Despite the weakness in equity markets, Morgan Stanley India sees a 24% upside for the benchmark equity index Sensex at 95,000 points by the end of the year, indicating a sharp recovery in the market. This would be supported by stocks’ 12-month trailing performance, valuations, foreign investors’ positioning, and the resumption of earnings up cycle, it said in an equity strategy report. Morgan Stanley’s bull-case target for the index is 107,000 points, which is a 40% rise from the current level.
This assumes crude oil prices below $70 per barrel and a 19% annual earnings growth in FY26-FY28. On the other hand, the bear-case target for Sensex is 76,000 points, down less than 1% from the spot level. This is under the assumption of crude prices to be more than $100 per barrel, 15% annual earnings growth, tighter monetary policy by the Reserve Bank of India (RBI), and a likely recession in the US.

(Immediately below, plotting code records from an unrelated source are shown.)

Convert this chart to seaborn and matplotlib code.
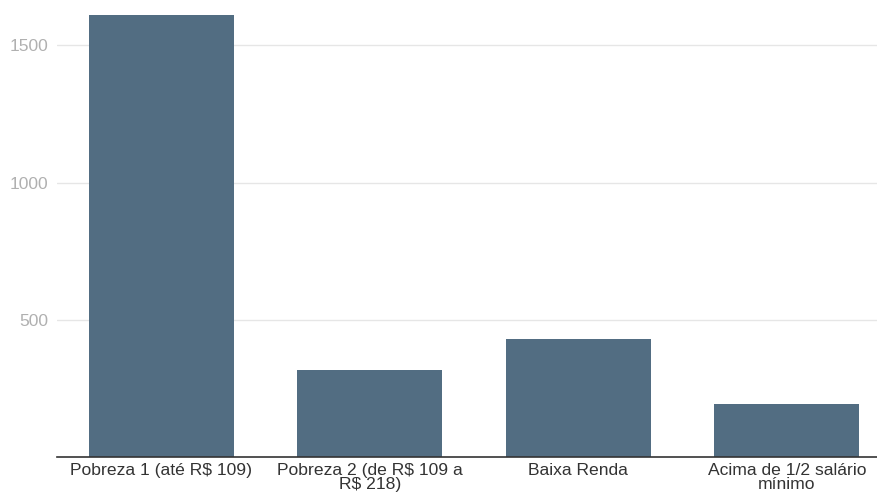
import matplotlib
matplotlib.use("Agg")
import matplotlib.pyplot as plt
import seaborn as sns
import pandas as pd

categories = ["Pobreza 1 (até R$ 109)", "Pobreza 2 (de R$ 109 a\nR$ 218)", "Baixa Renda", "Acima de 1/2 salário\nmínimo"]
values = [1612, 318, 430, 193]
yticks = [500, 1000, 1500]

sns.set_theme(style="white")
plt.rcParams['font.family'] = ['Liberation Sans', 'DejaVu Sans']

W, H = 877, 496
fig = plt.figure(figsize=(W/100, H/100), dpi=100)
left, right, bottom, top = 57, 891, 496-457.3, 496
ax = fig.add_axes([left/W, bottom/H, (right-left)/W, (top-bottom)/H])

df = pd.DataFrame({"cat": categories, "val": values})
sns.barplot(data=df, x="cat", y="val", color="#526d82", saturation=1, width=0.695,
            edgecolor="none", linewidth=0, ax=ax)

ax.set_xlim(-0.5, 3.5)
ax.set_ylim(0, 1665)
ax.set_yticks(yticks)
ax.set_yticklabels([str(v) for v in yticks])
ax.yaxis.grid(True, color="#e6e6e6", linewidth=1)
ax.set_axisbelow(True)
for s in ["top", "right", "left"]:
    ax.spines[s].set_visible(False)
ax.spines["bottom"].set_color("#333333")
ax.spines["bottom"].set_linewidth(1.2)
ax.tick_params(axis="y", length=0, pad=6.5, labelsize=12.6, labelcolor="#b0b0b0")
ax.tick_params(axis="x", length=0, pad=4, labelsize=12.6, labelcolor="#333333")
for t in ax.get_xticklabels():
    t.set_linespacing(0.92)
ax.set_xlabel("")
ax.set_ylabel("")

fig.savefig("out.png", dpi=100)
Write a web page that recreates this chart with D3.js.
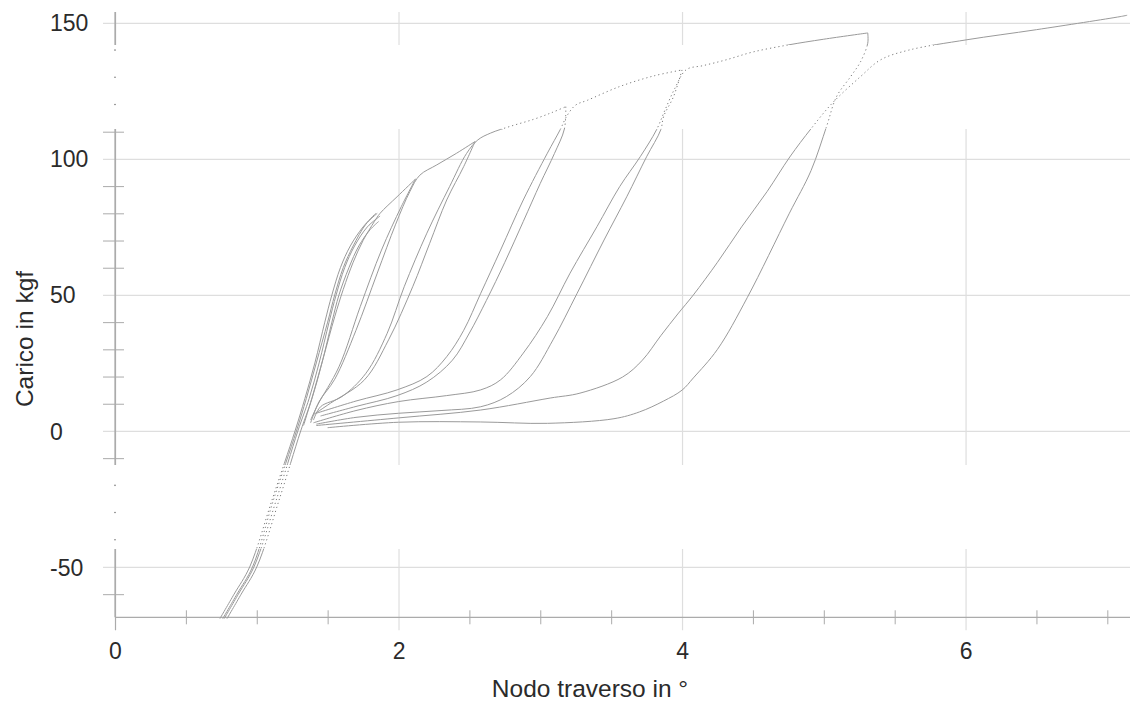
<!DOCTYPE html>
<html><head><meta charset="utf-8">
<script src="https://cdn.jsdelivr.net/npm/d3@7"></script>
<style>body{margin:0;background:#fff}svg{display:block}</style>
</head><body><svg id="chart" width="1133" height="706"></svg>
<script>
// ---- tick data ----
const xTicksMajor = [0, 2, 4, 6];
const xTickLabels = ["0", "2", "4", "6"];
const xTicksMinor = [0.5, 1, 1.5, 2.5, 3, 3.5, 4.5, 5, 5.5, 6.5, 7];
const yTicksMajor = [-50, 0, 50, 100, 150];
const yTickLabels = ["-50", "0", "50", "100", "150"];
const yTicksMinor = [-60, -40, -30, -20, -10, 10, 20, 30, 40, 60, 70, 80, 90, 110, 120, 130, 140];
const xTitle = "Nodo traverso in °";
const yTitle = "Carico in kgf";

// ---- series: [rotation °, load kgf] ----
const bundle1 = [[0.74,-69],[0.84,-60],[0.95,-50],[1.11,-25],[1.27,0],[1.34,12],[1.41,25],[1.48,40],[1.53,50],[1.59,60],[1.66,68],[1.75,75],[1.84,80]];
const bundle2 = [[0.77,-69],[0.87,-60],[0.98,-50],[1.14,-25],[1.29,0],[1.37,12],[1.44,25],[1.51,40],[1.56,50],[1.62,60],[1.69,68],[1.78,75],[1.87,79]];
const bundle3 = [[0.79,-69],[0.89,-60],[1.00,-50],[1.16,-25],[1.31,0],[1.39,12],[1.46,25],[1.53,40],[1.58,50],[1.65,60],[1.72,68],[1.80,74],[1.86,77]];
const bundle4 = [[0.76,-69],[0.86,-60],[0.97,-50],[1.12,-25],[1.28,0],[1.35,12],[1.42,25],[1.50,40],[1.55,50],[1.61,60],[1.68,68],[1.77,76],[1.85,80]];
const reloadB = [[1.33,2],[1.40,14],[1.47,27],[1.55,42],[1.61,52],[1.68,62],[1.75,70],[1.83,77],[1.87,80],[1.99,86.1],[2.12,92.6]];
const unloadB = [[2.12,92.6],[2.02,82.5],[1.88,66.5],[1.73,45.7],[1.58,23.6],[1.43,9.6],[1.38,4]];
const reloadC = [[1.38,3],[1.44,10.8],[1.55,19],[1.70,37],[1.85,58],[1.98,76],[2.08,88],[2.15,94],[2.27,97.8],[2.41,102.1],[2.54,106.4]];
const unloadC = [[2.54,106.4],[2.46,97.2],[2.34,84.9],[2.22,69],[2.10,53],[1.93,33.5],[1.76,18.8],[1.52,10.2],[1.40,6]];
const reloadC2 = [[1.40,4],[1.45,8.9],[1.60,12.6],[1.77,21.2],[1.92,35.9],[2.04,53],[2.20,72.7],[2.36,89.8],[2.48,102],[2.56,107],[2.65,109.5],[2.79,112],[2.95,114.5],[3.08,117],[3.18,119.2]];
const unloadC2 = [[3.18,119.2],[3.17,111],[3.10,102],[3.00,91],[2.88,77],[2.75,62],[2.62,48],[2.50,36],[2.38,26],[2.20,18],[1.99,13],[1.70,9],[1.45,5.5]];
const reloadD = [[1.42,6.5],[1.70,11],[1.99,15.1],[2.20,20],[2.34,27.3],[2.46,37],[2.58,50.6],[2.72,66.5],[2.88,84.9],[3.05,102.1],[3.14,110.7],[3.19,116],[3.25,119.8],[3.33,121.5],[3.56,126.6],[3.80,130.5],[4.0,132.7]];
const unloadD = [[4.0,132.7],[3.94,122.9],[3.87,115.6],[3.85,110.7],[3.75,100.8],[3.61,86.1],[3.45,70.2],[3.26,50.6],[3.09,33.5],[2.93,20],[2.76,12.6],[2.58,8.9],[2.30,7.5],[2.0,6.5],[1.70,5],[1.42,2.5]];
const reloadE = [[1.40,3],[1.70,7.5],[2.0,10.8],[2.34,13],[2.58,15.1],[2.72,18.8],[2.88,28.6],[3.05,42],[3.21,58],[3.40,75.1],[3.56,89.8],[3.705,100.8],[3.82,110.7],[3.88,118],[3.95,126],[4.03,132.8],[4.15,134.3],[4.31,136.4],[4.50,139.3],[4.75,141.9],[5.0,144],[5.31,146.3]];
const unloadE = [[5.31,146.3],[5.31,142.5],[5.26,135.8],[5.19,130.3],[5.09,122.9],[5.02,112],[4.91,95.7],[4.755,79.8],[4.46,49],[4.25,30],[4.08,19.5],[4.0,15],[3.87,11],[3.70,7],[3.52,4.5],[3.05,2.8],[2.58,3.3],[2.0,3.2],[1.50,1.2]];
const reloadF = [[1.42,2],[2.0,4.8],[2.58,7.7],[3.07,12.1],[3.28,13.9],[3.58,19.8],[3.72,26],[3.85,35],[3.97,43],[4.08,50],[4.25,62],[4.42,75],[4.60,88],[4.76,100.7],[4.91,111.1],[5.06,120.5],[5.26,130.3],[5.40,136.4],[5.60,140],[6.01,143.8],[6.50,147.5],[7.09,152.3],[7.14,152.8]];

const allSeries = [bundle1,bundle2,bundle3,bundle4,reloadB,unloadB,reloadC,unloadC,reloadC2,unloadC2,reloadD,unloadD,reloadE,unloadE,reloadF];

// ---- layout ----
const L = 115, R = 1130, T = 12, B = 617.3;
const strips = [[45,129],[465,549]];
const svg = d3.select("#chart");
const x = d3.scaleLinear().domain([0, 7.16]).range([L, R]);
const y = d3.scaleLinear().domain([-68.5, 154]).range([B, T]);

const gridCol = "#dedede", axisCol = "#ababab", textCol = "#2b2b2b";
const font = "Liberation Sans, Arial, sans-serif";

// horizontal gridlines (major y)
const gy = svg.append("g").attr("transform",`translate(${L},0)`)
  .call(d3.axisLeft(y).tickValues(yTicksMajor).tickSize(-(R-L)).tickFormat((d,i)=>yTickLabels[i]));
gy.select(".domain").remove();
gy.selectAll(".tick line").attr("stroke",gridCol).attr("x1",-12).attr("stroke-width",1.2);
gy.selectAll(".tick text").attr("x",50-L).attr("text-anchor","start").attr("dy","0.35em")
  .attr("fill",textCol).style("font-family",font).style("font-size","23px");

// vertical gridlines (major x)
const gx = svg.append("g").attr("transform",`translate(0,${B})`)
  .call(d3.axisBottom(x).tickValues(xTicksMajor).tickSize(-(B-T)).tickFormat((d,i)=>xTickLabels[i]));
gx.select(".domain").remove();
gx.selectAll(".tick line").attr("stroke",(d)=> d===0 ? axisCol : gridCol).attr("y1",13).attr("stroke-width",1.2);
gx.selectAll(".tick text").attr("y",34).attr("dy","0.35em")
  .attr("fill",textCol).style("font-family",font).style("font-size","23px");

// minor ticks
const myT = svg.append("g").attr("transform",`translate(${L},0)`)
  .call(d3.axisLeft(y).tickValues(yTicksMinor).tickSize(12).tickFormat(""));
myT.select(".domain").remove();
myT.selectAll(".tick line").attr("stroke",axisCol).attr("x1",9);
const mxT = svg.append("g").attr("transform",`translate(0,${B})`)
  .call(d3.axisBottom(x).tickValues(xTicksMinor).tickSize(7).tickFormat(""));
mxT.select(".domain").remove();
mxT.selectAll(".tick line").attr("stroke",axisCol).attr("y1",-7);

// axis lines
svg.append("line").attr("x1",L).attr("x2",L).attr("y1",T).attr("y2",B).attr("stroke",axisCol).attr("stroke-width",1.2);
svg.append("line").attr("x1",L).attr("x2",R).attr("y1",B).attr("y2",B).attr("stroke",axisCol).attr("stroke-width",1.2);

// scanned white strips
strips.forEach(s => svg.append("rect").attr("x",0).attr("y",s[0]).attr("width",1133).attr("height",s[1]-s[0]).attr("fill","#fff"));
svg.append("g").selectAll("circle").data(yTicksMinor.filter(v => strips.some(s => y(v)>s[0] && y(v)<s[1])))
  .join("circle").attr("cx",L).attr("cy",d=>y(d)).attr("r",0.8).attr("fill","#777");

// clip paths
const defs = svg.append("defs");
const outside = defs.append("clipPath").attr("id","outside");
outside.append("rect").attr("x",0).attr("y",0).attr("width",R).attr("height",strips[0][0]);
outside.append("rect").attr("x",0).attr("y",strips[0][1]).attr("width",R).attr("height",strips[1][0]-strips[0][1]);
outside.append("rect").attr("x",0).attr("y",strips[1][1]).attr("width",R).attr("height",706-strips[1][1]);
const inside = defs.append("clipPath").attr("id","inside");
strips.forEach(s => inside.append("rect").attr("x",0).attr("y",s[0]).attr("width",R).attr("height",s[1]-s[0]));

const line = d3.line().x(d=>x(d[0])).y(d=>y(d[1])).curve(d3.curveCatmullRom.alpha(0.5));

svg.append("g").attr("clip-path","url(#outside)").selectAll("path").data(allSeries).join("path")
  .attr("d",line).attr("fill","none").attr("stroke","#9a9a9a").attr("stroke-width",1);
svg.append("g").attr("clip-path","url(#inside)").selectAll("path").data(allSeries).join("path")
  .attr("d",line).attr("fill","none").attr("stroke","#5a5a5a").attr("stroke-width",0.8).attr("stroke-dasharray","1.2,3");

// titles
svg.append("text").attr("x",590).attr("y",688).attr("dy","0.35em").attr("text-anchor","middle")
  .attr("fill",textCol).style("font-family",font).style("font-size","24.5px").text(xTitle);
svg.append("text").attr("transform","translate(24,339) rotate(-90)").attr("dy","0.35em").attr("text-anchor","middle")
  .attr("fill",textCol).style("font-family",font).style("font-size","24.5px").text(yTitle);
</script></body></html>
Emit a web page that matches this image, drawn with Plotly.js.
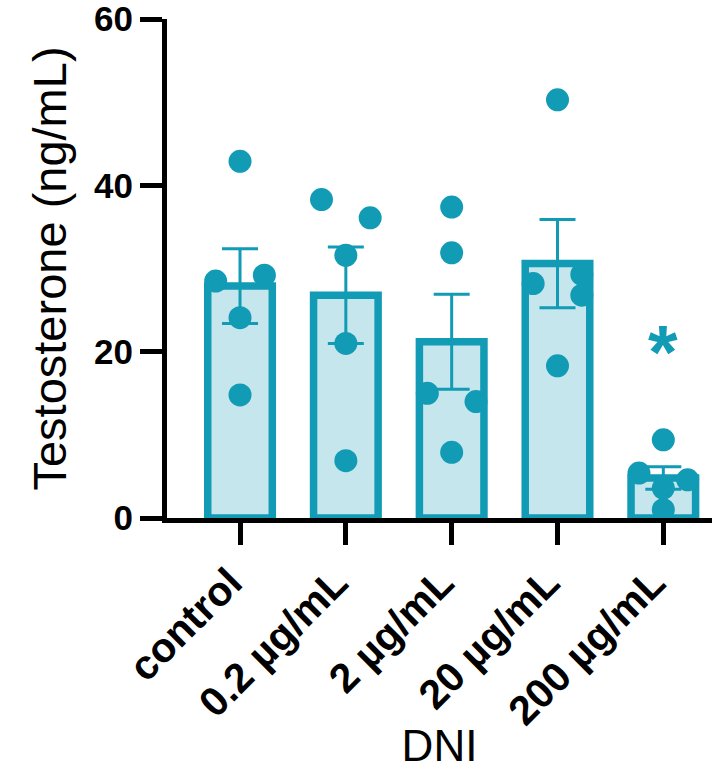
<!DOCTYPE html>
<html>
<head>
<meta charset="utf-8">
<script src="https://cdn.plot.ly/plotly-3.0.1.min.js"></script>
<style>html,body{margin:0;padding:0;background:#fff;}#chart{width:712px;height:770px;}</style>
</head>
<body>
<div id="chart"></div>
<script>
// Categories (tick labels)
var categories = ['control', '0.2 µg/mL', '2 µg/mL', '20 µg/mL', '200 µg/mL'];

// Individual values (ng/mL)
var controlVals = [42.9, 28.5, 29.2, 24.1, 14.8];
var dose02Vals  = [38.3, 36.1, 31.6, 21.0, 6.9];
var dose2Vals   = [37.4, 31.9, 15.0, 14.0, 7.9];
var dose20Vals  = [50.3, 28.2, 29.3, 26.8, 18.3];
var dose200Vals = [9.4, 5.4, 4.6, 3.6, 1.0];

// Bar means and SEM
var means = [27.9, 26.8, 21.2, 30.6, 4.8];
var sems  = [4.5, 5.8, 5.7, 5.3, 1.35];

// Y ticks
var yTicks = [0, 20, 40, 60];

// Significance marker
var sigLabel = '*';
var sigIndex = 4;
var sigValue = 21;

// horizontal spread of the dots (style)
var spread = [
  [0, -0.23, 0.23, 0, 0],
  [-0.23, 0.23, 0, 0, 0],
  [0, 0, -0.23, 0.23, 0],
  [0, -0.23, 0.23, 0.23, 0],
  [0, -0.23, 0.23, 0, 0]
];

var teal = '#129bb5';
var light = '#c5e6ec';
var font = 'Liberation Sans, Arial, Helvetica, sans-serif';

var groups = [controlVals, dose02Vals, dose2Vals, dose20Vals, dose200Vals];
var idx = categories.map(function(_, i){ return i; });

var traces = [{
  type: 'bar',
  x: idx,
  y: means,
  width: 0.61,
  marker: {color: light, line: {color: teal, width: 7.5}},
  error_y: {type: 'data', array: sems, visible: true, color: teal, thickness: 3, width: 18},
  hoverinfo: 'skip',
  showlegend: false
}];

var dx = [], dy = [];
groups.forEach(function(vals, g){
  vals.forEach(function(v, k){ dx.push(g + spread[g][k]); dy.push(v); });
});
traces.push({
  type: 'scatter', mode: 'markers', x: dx, y: dy,
  marker: {color: teal, size: 23, line: {width: 0}},
  cliponaxis: false, showlegend: false, hoverinfo: 'skip'
});

var layout = {
  width: 712, height: 770,
  margin: {l: 167, r: 0, t: 19, b: 252},
  paper_bgcolor: '#fff', plot_bgcolor: '#fff',
  showlegend: false,
  xaxis: {
    type: 'linear', range: [-0.69, 4.46],
    tickvals: idx, ticktext: categories, tickangle: -45,
    showline: true, linecolor: '#000', linewidth: 5,
    ticks: 'outside', ticklen: 22, tickwidth: 5, tickcolor: '#000',
    showgrid: false, zeroline: false,
    ticklabelshift: -10, ticklabelstandoff: -3,
    tickfont: {family: font, size: 41, color: '#000', weight: 'bold'},
    title: {text: 'DNI', font: {family: font, size: 44, color: '#000'}, standoff: 22}
  },
  yaxis: {
    range: [0, 60.02], tickvals: yTicks, ticktext: yTicks.map(String),
    showline: true, linecolor: '#000', linewidth: 5,
    ticks: 'outside', ticklen: 22, tickwidth: 5, tickcolor: '#000',
    showgrid: false, zeroline: false,
    ticklabeloverflow: 'allow',
    tickfont: {family: font, size: 35, color: '#000', weight: 'bold'},
    title: {text: 'Testosterone (ng/mL)', font: {family: font, size: 47, color: '#000'}, standoff: 14}
  },
  annotations: [{
    x: sigIndex, y: sigValue, xref: 'x', yref: 'y', text: sigLabel, showarrow: false,
    font: {family: font, size: 76, color: teal, weight: 'bold'}, yanchor: 'middle', yshift: -8
  }]
};

Plotly.newPlot('chart', traces, layout, {displayModeBar: false, staticPlot: true});
</script>
</body>
</html>
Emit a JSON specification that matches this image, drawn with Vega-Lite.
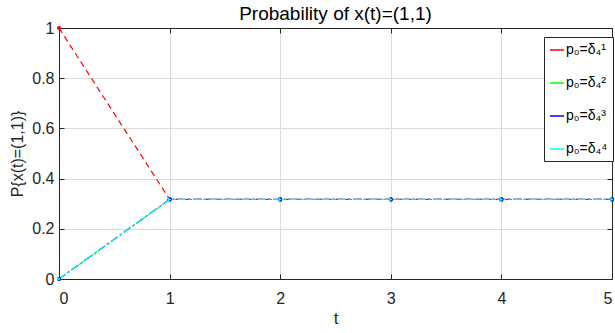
{
  "$schema": "https://vega.github.io/schema/vega-lite/v6.json",
  "autosize": "none",
  "width": 553,
  "height": 251,
  "padding": {"left": 59, "top": 28, "right": 3, "bottom": 54},
  "background": "white",
  "title": {"text": "Probability of x(t)=(1,1)", "font": "Liberation Sans", "fontSize": 19, "fontWeight": "normal", "color": "#000000", "offset": -4, "anchor": "middle"},
  "config": {
    "font": "Liberation Sans",
    "view": {"stroke": "#262626", "strokeWidth": 1},
    "axis": {
      "domainColor": "#262626", "tickColor": "#262626", "labelColor": "#262626", "titleColor": "#262626",
      "labelFont": "Liberation Sans", "titleFont": "Liberation Sans", "labelFontSize": 16, "titleFontSize": 17, "titleFontWeight": "normal",
      "gridColor": "#dcdcdc", "gridWidth": 1, "tickSize": -5
    },
    "axisX": {"labelPadding": 16},
    "axisY": {"labelPadding": 10}
  },
  "data": {"values": [
    {"t": 0, "p": 1, "s": "p₀=δ₄¹"},
    {"t": 1, "p": 0.317, "s": "p₀=δ₄¹"},
    {"t": 2, "p": 0.317, "s": "p₀=δ₄¹"},
    {"t": 3, "p": 0.317, "s": "p₀=δ₄¹"},
    {"t": 4, "p": 0.317, "s": "p₀=δ₄¹"},
    {"t": 5, "p": 0.317, "s": "p₀=δ₄¹"},
    {"t": 0, "p": 0, "s": "p₀=δ₄²"},
    {"t": 1, "p": 0.317, "s": "p₀=δ₄²"},
    {"t": 2, "p": 0.317, "s": "p₀=δ₄²"},
    {"t": 3, "p": 0.317, "s": "p₀=δ₄²"},
    {"t": 4, "p": 0.317, "s": "p₀=δ₄²"},
    {"t": 5, "p": 0.317, "s": "p₀=δ₄²"},
    {"t": 0, "p": 0, "s": "p₀=δ₄³"},
    {"t": 1, "p": 0.317, "s": "p₀=δ₄³"},
    {"t": 2, "p": 0.317, "s": "p₀=δ₄³"},
    {"t": 3, "p": 0.317, "s": "p₀=δ₄³"},
    {"t": 4, "p": 0.317, "s": "p₀=δ₄³"},
    {"t": 5, "p": 0.317, "s": "p₀=δ₄³"},
    {"t": 0, "p": 0, "s": "p₀=δ₄⁴"},
    {"t": 1, "p": 0.317, "s": "p₀=δ₄⁴"},
    {"t": 2, "p": 0.317, "s": "p₀=δ₄⁴"},
    {"t": 3, "p": 0.317, "s": "p₀=δ₄⁴"},
    {"t": 4, "p": 0.317, "s": "p₀=δ₄⁴"},
    {"t": 5, "p": 0.317, "s": "p₀=δ₄⁴"}
  ]},
  "resolve": {"axis": {"x": "independent", "y": "independent"}, "scale": {"color": "independent", "shape": "independent"}, "legend": {"color": "independent"}},
  "layer": [
    {
      "mark": {"type": "line", "strokeWidth": 1.2, "clip": false},
      "encoding": {
        "x": {"field": "t", "type": "quantitative", "scale": {"domain": [0, 5], "nice": false, "zero": false},
              "axis": {"title": "t", "values": [0, 1, 2, 3, 4, 5], "titlePadding": 4}},
        "y": {"field": "p", "type": "quantitative", "scale": {"domain": [0, 1], "nice": false},
              "axis": {"title": "P{x(t)=(1,1)}", "titleFontSize": 16, "values": [0, 0.2, 0.4, 0.6, 0.8, 1], "format": "~g", "titlePadding": 6}},
        "color": {"field": "s", "type": "nominal",
                  "scale": {"domain": ["p₀=δ₄¹", "p₀=δ₄²", "p₀=δ₄³", "p₀=δ₄⁴"], "range": ["#ff0000", "#00ff00", "#0000ff", "#00ffff"]},
                  "legend": {"title": null, "orient": "none", "legendX": 485, "legendY": 9, "symbolType": "stroke", "symbolSize": 200, "symbolStrokeWidth": 1.5,
                             "labelFontSize": 14, "labelColor": "#000000", "labelFont": "Liberation Sans", "rowPadding": 18,
                             "strokeColor": "#262626", "fillColor": "white", "padding": 5, "labelOffset": 1}},
        "strokeDash": {"field": "s", "type": "nominal",
                       "scale": {"domain": ["p₀=δ₄¹", "p₀=δ₄²", "p₀=δ₄³", "p₀=δ₄⁴"], "range": [[6, 4], [2, 3], [8, 3, 2, 3], [8, 3, 2, 3]]},
                       "legend": null}
      }
    },
    {
      "mark": {"type": "point", "filled": true, "size": 18, "opacity": 1, "clip": false},
      "encoding": {
        "x": {"field": "t", "type": "quantitative", "axis": {"orient": "top", "title": null, "labels": false, "grid": false, "values": [0, 1, 2, 3, 4, 5]}},
        "y": {"field": "p", "type": "quantitative", "axis": {"orient": "right", "title": null, "labels": false, "grid": false, "values": [0, 0.2, 0.4, 0.6, 0.8, 1]}},
        "color": {"field": "s", "type": "nominal",
                  "scale": {"domain": ["p₀=δ₄¹", "p₀=δ₄²", "p₀=δ₄³", "p₀=δ₄⁴"], "range": ["#ff0000", "#00ff00", "#0000ff", "#00ffff"]},
                  "legend": null},
        "shape": {"field": "s", "type": "nominal",
                  "scale": {"domain": ["p₀=δ₄¹", "p₀=δ₄²", "p₀=δ₄³", "p₀=δ₄⁴"], "range": ["circle", "triangle-up", "circle", "triangle-right"]},
                  "legend": null}
      }
    }
  ]
}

Morgan Stanley also said that the market’s trailing performance is almost the worst in the history and relative valuations are at previous troughs. “India’s share in profits exceeds its index weight by the highest margin ever, and the Sensex is nearly the cheapest ever in gold terms.” Foreign portfolio investors’ positioning has also weakened over the last several months, it added. Passive money needs to keep selling to keep pace with India’s falling index weight and hedge funds favour India as a funding short.
However, among the good news is the resumption in the earnings up cycle, with high-frequency data showing strength. The rupee remains undervalued but the Reserve Bank of India (RBI) has turned its sentiment on the currency, the global financial services firm said. Other key catalysts for the market include continuing policy reform, particularly in the electricity sector, productivity boost from artificial intelligence, and the surge in buybacks. Morgan Stanley has ‘overweight’ on financials, consumer discretionary and industrials, while it is ‘underweight’ on energy, utilities, and healthcare.